Later that evening, at the Freedom Ball and the Liberty Ball, thousands and thousands of people are here for Trump. Our queue in the cold snakes around the block and back again, inching towards the entrance of the mammoth Walter E. Washington Convention centre. It’s chaos but everyone is excited. “In the south, we make our closest friends in queues,” a woman from North Georgia tells me.

By the time we arrive, some women in their fine gowns have already discarded their heels to save their feet, slingback heels swinging from their wrists. There’s not a Tom Ford frock in sight. He won’t dress Melania. So property businessman Steve Wynn, Trump’s friend, threw all his Ford pieces out the window. It’s understood that a few days earlier in New York a quiet boycott of Ford’s clothes was kicked off by a few Aussies.

Thousands and thousands of people wait, again for hours, to catch a glimpse of Trump. The military band plays. More champagnes are downed. But it’s hard to get to the bar. So many people you can’t move. The TV broadcasters have set up camp above the crowd. CNN’s Anderson Cooper is brave to be here as the crowd starts screaming “CNN fake news”. “CNN is bullshit!” shouts the twentysomething woman next to me — and much worse. When Fox News’s Sean Hannity stands up, the crowd cheers. When Fox’s newest addition Carlson Tucker turns to the crowd, more cheers.
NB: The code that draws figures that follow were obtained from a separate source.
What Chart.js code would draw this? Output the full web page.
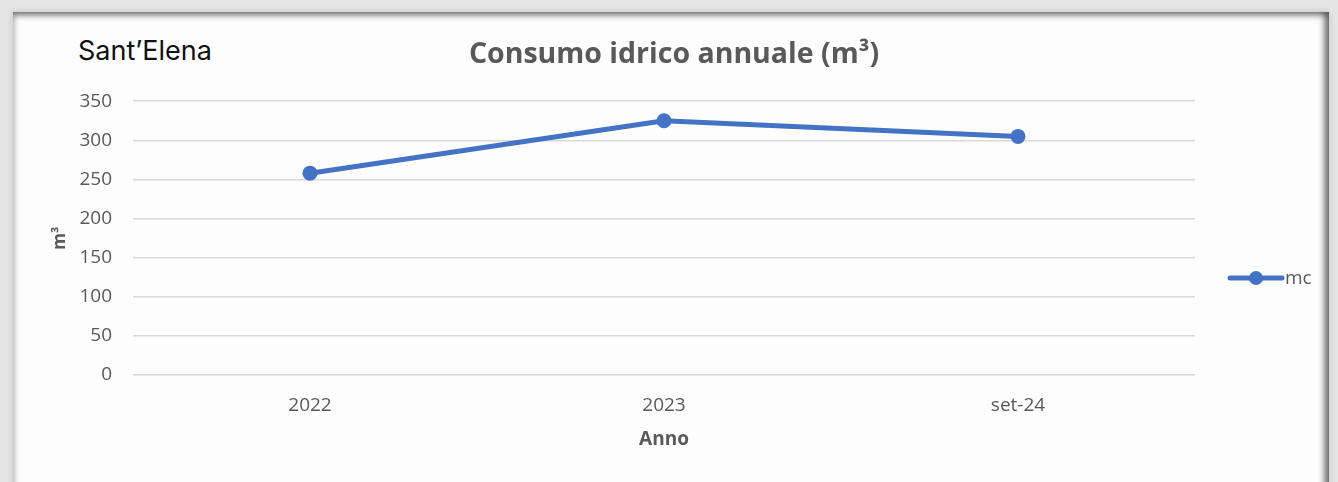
<!DOCTYPE html>
<html>
<head>
<meta charset="utf-8">
<script src="https://cdn.jsdelivr.net/npm/chart.js@4/dist/chart.umd.min.js"></script>
<style>
  html, body { margin: 0; padding: 0; }
  body { width: 1338px; height: 482px; background: #e4e4e4; position: relative; overflow: hidden; }
  .card {
    position: absolute; left: 13px; top: 12px; width: 1316px; height: 480px;
    background: #fdfdfd;
    box-shadow: inset 0 3px 7px rgba(0,0,0,0.45), inset -5px 0 6px rgba(0,0,0,0.45), 0 0 6px rgba(0,0,0,0.15);
  }
  .place {
    position: absolute; left: 78px; top: 34px;
    font-family: Inter, sans-serif; font-size: 27px; color: #111;
  }
  canvas { position: absolute; left: 0; top: 0; }
</style>
</head>
<body>
<div class="card"></div>
<div class="place">Sant’Elena</div>
<canvas id="lineChart" width="1338" height="482"></canvas>
<script>
// dati
const categories = ['2022', '2023', 'set-24'];
const consumo = [258, 325, 305];
const seriesName = 'mc';

const blue = '#4472C4';
const grey = '#595959';

// legenda disegnata a mano (linea con marcatore, stile Excel)
const sideLegend = {
    id: 'sideLegend',
    afterDraw(chart) {
        const ctx = chart.ctx;
        const y = (chart.chartArea.top + chart.chartArea.bottom) / 2 + 40;
        const x0 = 1230, x1 = 1282;
        ctx.save();
        ctx.strokeStyle = blue;
        ctx.lineWidth = 5;
        ctx.lineCap = 'round';
        ctx.beginPath();
        ctx.moveTo(x0, y);
        ctx.lineTo(x1, y);
        ctx.stroke();
        ctx.fillStyle = blue;
        ctx.beginPath();
        ctx.arc((x0 + x1) / 2, y, 7, 0, Math.PI * 2);
        ctx.fill();
        ctx.fillStyle = grey;
        ctx.font = '19px "Open Sans"';
        ctx.textBaseline = 'middle';
        ctx.fillText(chart.data.datasets[0].label, x1 + 3, y);
        ctx.restore();
    }
};

const ctx = document.getElementById('lineChart').getContext('2d');
new Chart(ctx, {
    type: 'line',
    data: {
        labels: categories,
        datasets: [{
            label: seriesName,
            data: consumo,
            borderColor: blue,
            backgroundColor: blue,
            borderWidth: 5,
            pointRadius: 7.5,
            pointHoverRadius: 7.5,
            pointBackgroundColor: blue,
            pointBorderWidth: 0,
            tension: 0
        }]
    },
    options: {
        responsive: false,
        animation: false,
        layout: { padding: { left: 50, right: 40, top: 0, bottom: 31 } },
        plugins: {
            legend: { display: false },
            tooltip: { enabled: false },
            title: {
                display: true,
                text: 'Consumo idrico annuale (m³)',
                color: grey,
                font: { family: '"Open Sans"', size: 28.5, weight: 'bold' },
                padding: { top: 38, bottom: 29 }
            }
        },
        scales: {
            x: {
                offset: true,
                grid: { display: false, drawTicks: false },
                border: { display: false },
                ticks: { color: grey, font: { family: '"Open Sans"', size: 19 }, padding: 19 },
                title: {
                    display: true, text: 'Anno', color: grey,
                    font: { family: '"Open Sans"', size: 19, weight: 'bold' },
                    padding: { top: 0, bottom: 0 }
                },
                afterFit(scale) { scale.height = 76; }
            },
            y: {
                min: 0, max: 350,
                grid: { color: '#d9d9d9', lineWidth: 1.5, drawTicks: false },
                border: { display: false },
                ticks: { stepSize: 50, color: grey, font: { family: '"Open Sans"', size: 19 }, padding: 21 },
                title: {
                    display: true, text: 'm³', color: grey,
                    font: { family: '"Open Sans"', size: 17, weight: 'bold' },
                    padding: { top: 0, bottom: 0 }
                },
                afterFit(scale) { scale.width = 83; }
            },
            // spazio vuoto a destra per la legenda
            legendSpace: {
                type: 'linear',
                position: 'right',
                grid: { display: false, drawTicks: false },
                border: { display: false },
                ticks: { display: false },
                afterFit(scale) { scale.width = 103; }
            }
        }
    },
    plugins: [sideLegend]
});
</script>
</body>
</html>
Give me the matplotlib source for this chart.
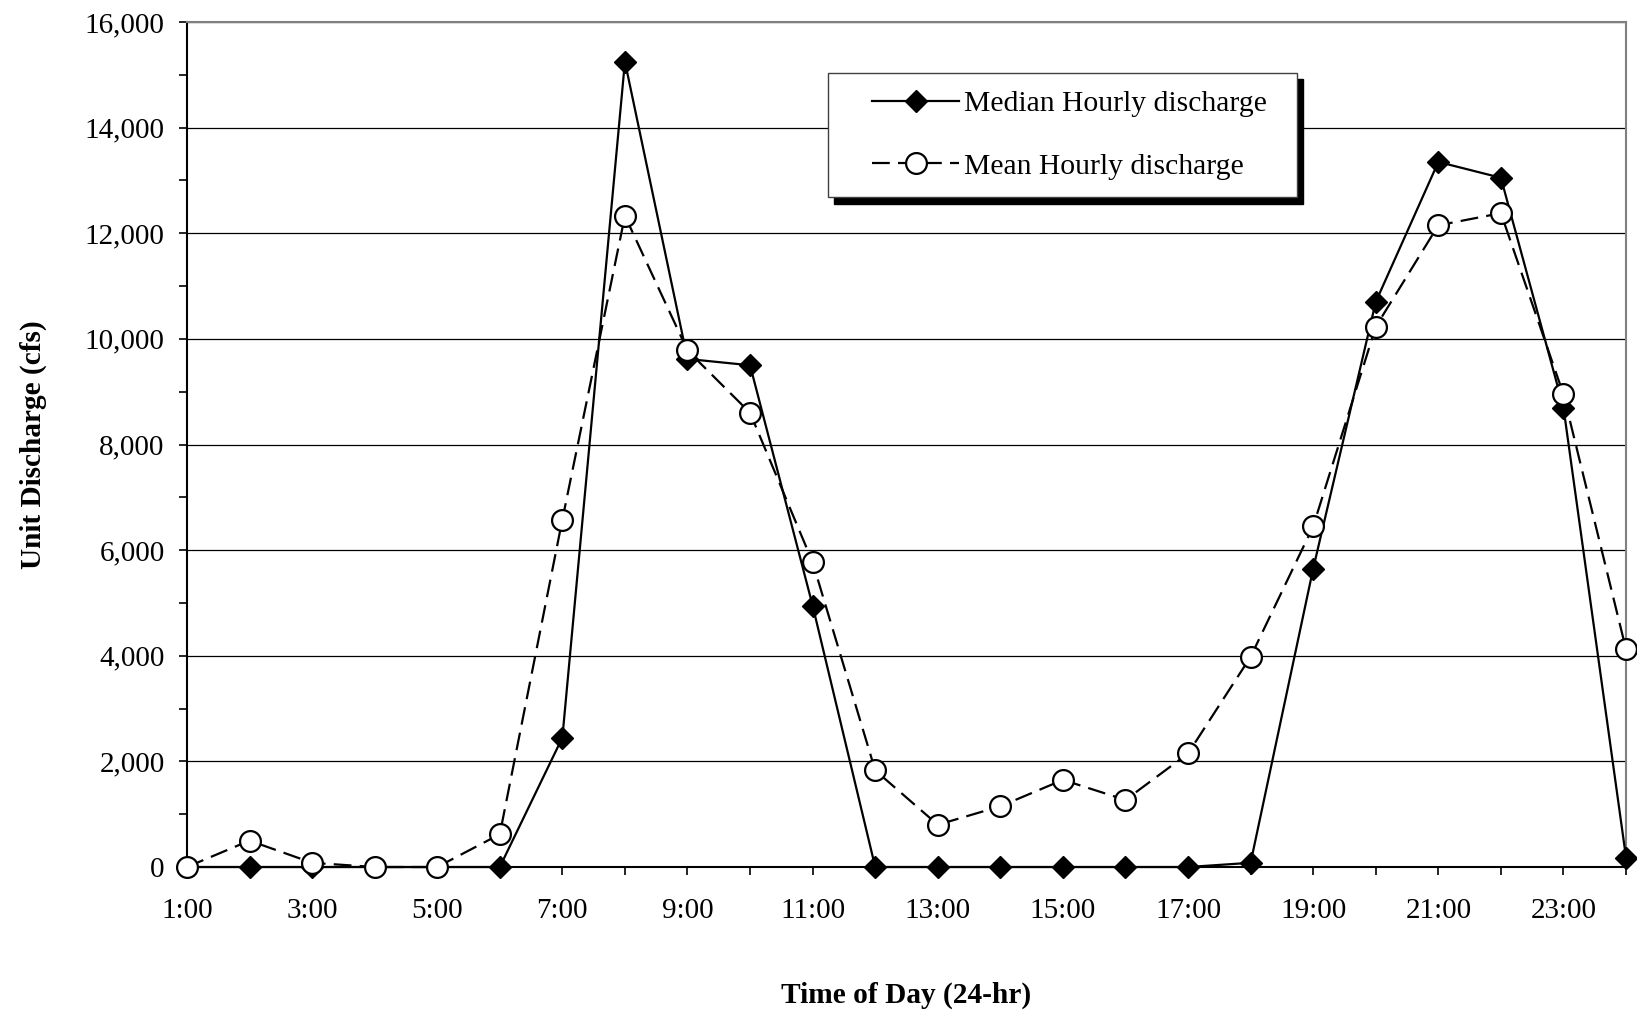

And then the impatience sets in as the music continues. “Trump! Trump! Trump!” the crowd chants. The poor time-filling singer on stage says just a few more minutes as Trump is still at the sister Liberty Ball. Here at the Freedom Ball, the vibe is raucous. A woman near me rings her mother: “I couldn’t tell you I’m here, but I am!” A shy Trump voter maybe? Trump arrives; the crowd is mesmerised. He delivers the same messages. The roars rise up at all the right moments. And then he and the stunning first lady, Melania, dance to Frank Sinatra’s I did it my way. Up yours, Washington elites.

On the road back to New York next day, Rush Limbaugh’s on the radio. He’s talking about an advice column on PJ Media: “How to Talk Trump With Your Terrified Progressive Adult Children.”

He laughs. So do I. What a four years it’s going to be.